▶ DIRECTIONS FOR THIS TASK: Can you transcribe every entry word for word, skipping the images?

▶ EXERCISE MATERIAL:
☆ ☆ ☆ ☆ ☆ ☆ ☆
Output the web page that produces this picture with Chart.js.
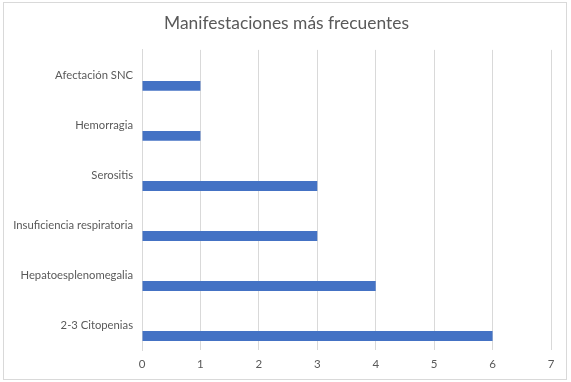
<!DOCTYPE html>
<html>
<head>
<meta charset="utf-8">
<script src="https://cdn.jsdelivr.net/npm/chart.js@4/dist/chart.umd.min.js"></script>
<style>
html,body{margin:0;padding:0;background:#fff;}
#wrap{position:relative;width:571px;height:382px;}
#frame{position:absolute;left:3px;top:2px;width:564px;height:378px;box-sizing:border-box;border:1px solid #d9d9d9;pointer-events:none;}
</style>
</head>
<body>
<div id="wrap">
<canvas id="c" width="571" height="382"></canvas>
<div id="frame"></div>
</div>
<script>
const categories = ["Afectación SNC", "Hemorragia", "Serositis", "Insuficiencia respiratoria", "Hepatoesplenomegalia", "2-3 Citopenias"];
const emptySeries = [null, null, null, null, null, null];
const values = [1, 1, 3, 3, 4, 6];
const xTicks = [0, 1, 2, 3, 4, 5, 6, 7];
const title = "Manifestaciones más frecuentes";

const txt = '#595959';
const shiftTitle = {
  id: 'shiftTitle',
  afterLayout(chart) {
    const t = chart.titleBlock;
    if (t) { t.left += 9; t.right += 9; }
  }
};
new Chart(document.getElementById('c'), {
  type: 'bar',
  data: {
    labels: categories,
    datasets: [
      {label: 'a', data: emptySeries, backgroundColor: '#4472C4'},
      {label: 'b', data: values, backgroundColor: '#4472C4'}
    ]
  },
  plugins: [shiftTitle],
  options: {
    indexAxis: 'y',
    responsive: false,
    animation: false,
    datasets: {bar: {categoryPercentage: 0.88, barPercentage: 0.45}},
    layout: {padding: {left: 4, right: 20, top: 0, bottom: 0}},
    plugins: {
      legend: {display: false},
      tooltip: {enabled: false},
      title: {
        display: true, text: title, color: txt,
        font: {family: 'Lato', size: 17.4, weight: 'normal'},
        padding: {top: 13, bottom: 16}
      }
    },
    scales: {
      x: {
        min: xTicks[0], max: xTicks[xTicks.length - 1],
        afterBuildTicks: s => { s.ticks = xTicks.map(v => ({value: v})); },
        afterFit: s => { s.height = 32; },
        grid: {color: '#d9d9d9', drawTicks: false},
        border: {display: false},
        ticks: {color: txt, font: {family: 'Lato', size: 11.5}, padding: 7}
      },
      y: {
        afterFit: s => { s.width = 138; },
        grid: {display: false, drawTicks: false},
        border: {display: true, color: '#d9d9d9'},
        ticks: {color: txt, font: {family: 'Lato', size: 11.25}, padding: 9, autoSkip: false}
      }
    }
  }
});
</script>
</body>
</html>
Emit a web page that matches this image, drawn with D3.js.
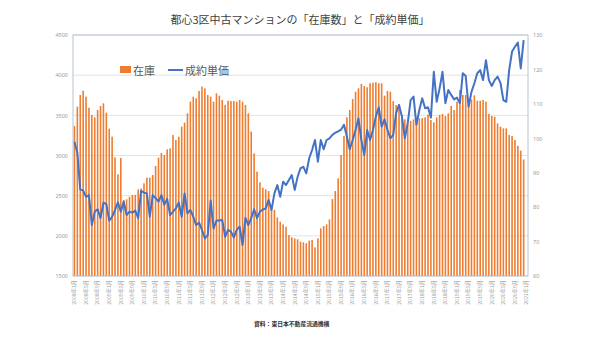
☆ ☆ ☆ ☆ ☆ ☆ ☆
▶ ANSWER TO THE TASK:
Output the web page that produces this picture with Chart.js.
<!DOCTYPE html>
<html>
<head>
<meta charset="utf-8">
<script src="https://cdn.jsdelivr.net/npm/chart.js@4/dist/chart.umd.min.js"></script>
<style>
html,body{margin:0;padding:0;background:#fff;}
#wrap{position:relative;width:571px;height:382px;}
#frame{position:absolute;left:3px;top:2px;width:564px;height:378px;box-sizing:border-box;border:1px solid #d9d9d9;pointer-events:none;}
</style>
</head>
<body>
<div id="wrap">
<canvas id="c" width="571" height="382"></canvas>
<div id="frame"></div>
</div>
<script>
const categories = ["Afectación SNC", "Hemorragia", "Serositis", "Insuficiencia respiratoria", "Hepatoesplenomegalia", "2-3 Citopenias"];
const emptySeries = [null, null, null, null, null, null];
const values = [1, 1, 3, 3, 4, 6];
const xTicks = [0, 1, 2, 3, 4, 5, 6, 7];
const title = "Manifestaciones más frecuentes";

const txt = '#595959';
const shiftTitle = {
  id: 'shiftTitle',
  afterLayout(chart) {
    const t = chart.titleBlock;
    if (t) { t.left += 9; t.right += 9; }
  }
};
new Chart(document.getElementById('c'), {
  type: 'bar',
  data: {
    labels: categories,
    datasets: [
      {label: 'a', data: emptySeries, backgroundColor: '#4472C4'},
      {label: 'b', data: values, backgroundColor: '#4472C4'}
    ]
  },
  plugins: [shiftTitle],
  options: {
    indexAxis: 'y',
    responsive: false,
    animation: false,
    datasets: {bar: {categoryPercentage: 0.88, barPercentage: 0.45}},
    layout: {padding: {left: 4, right: 20, top: 0, bottom: 0}},
    plugins: {
      legend: {display: false},
      tooltip: {enabled: false},
      title: {
        display: true, text: title, color: txt,
        font: {family: 'Lato', size: 17.4, weight: 'normal'},
        padding: {top: 13, bottom: 16}
      }
    },
    scales: {
      x: {
        min: xTicks[0], max: xTicks[xTicks.length - 1],
        afterBuildTicks: s => { s.ticks = xTicks.map(v => ({value: v})); },
        afterFit: s => { s.height = 32; },
        grid: {color: '#d9d9d9', drawTicks: false},
        border: {display: false},
        ticks: {color: txt, font: {family: 'Lato', size: 11.5}, padding: 7}
      },
      y: {
        afterFit: s => { s.width = 138; },
        grid: {display: false, drawTicks: false},
        border: {display: true, color: '#d9d9d9'},
        ticks: {color: txt, font: {family: 'Lato', size: 11.25}, padding: 9, autoSkip: false}
      }
    }
  }
});
</script>
</body>
</html>
Emit a web page that matches this image, drawn with D3.js.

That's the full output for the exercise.